The game starts with Earth under attack from an alien machine race known as the Reapers, who have come to wipe out all sentient, organic life in the galaxy. Massive robots rain down from the sky. Billions are killed.

In the midst of my bad mood, that felt comforting. I thought of Commander Shepard in the opening sequence standing in the open door of the Normandy and watching a small fraction of the evacuation, only to see the evacuation shuttles shot down a moment later. She must turn away from the destruction and go look for help for Earth.

Here’s a short video of it (even if you’re not into games, I think you’ll find it moving).

This scene reminded me of a quote from the Buddhist teacher Chogyam Trungpa: “Hold the sadness and pain of samsara in your heart and at the same time the power and vision of the Great Eastern Sun. Then the warrior can make a proper cup of tea.”

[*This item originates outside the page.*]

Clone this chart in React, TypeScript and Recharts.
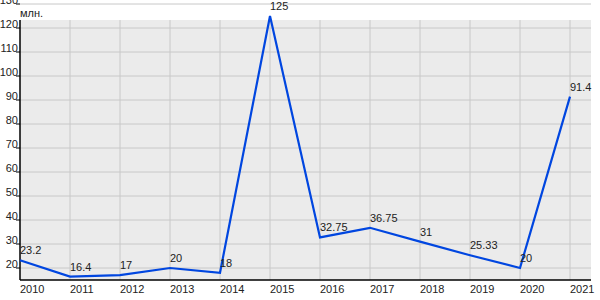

Later in the game, you even play Shepard’s nightmares and see that boy again and again. It makes for an interesting reflection on her feelings of powerlessness and frustration even as she’s out saving the galaxy. And it reminds me of times in my own life when I’ve felt powerless in the face of all the tremendous suffering in the world. There are so many global issues I can’t just go out and solve — and most of the time I can’t even prevent suffering when it happens to my friends. The quote from Chogyam Trungpa suggests that I can just let that sadness be, without turning away from it, and still have a vision that I’m following.

This got me wondering how often the appeal of an apocalyptic story, particularly one where the destruction is ongoing, is that it allows us to experience a sadness that is always there under the surface, whether that sadness is from the lives we can’t save or from the people closer to home that we can’t stop from suffering. When I see Shepard’s sadness on the screen, there is something in me that says, “Yes, I feel that too.” Do stories like this give us a map for being able to look at destruction and continue to act? Do we sometimes long to see massive disasters in which thousands or millions of fictional lives are lost because we already feel that going on around us?

Or am I just cranky and wanting to see my own bad mood writ large? Either way, I’m off to play some Mass Effect 3 and then we’ll see if I can make a proper cup of tea.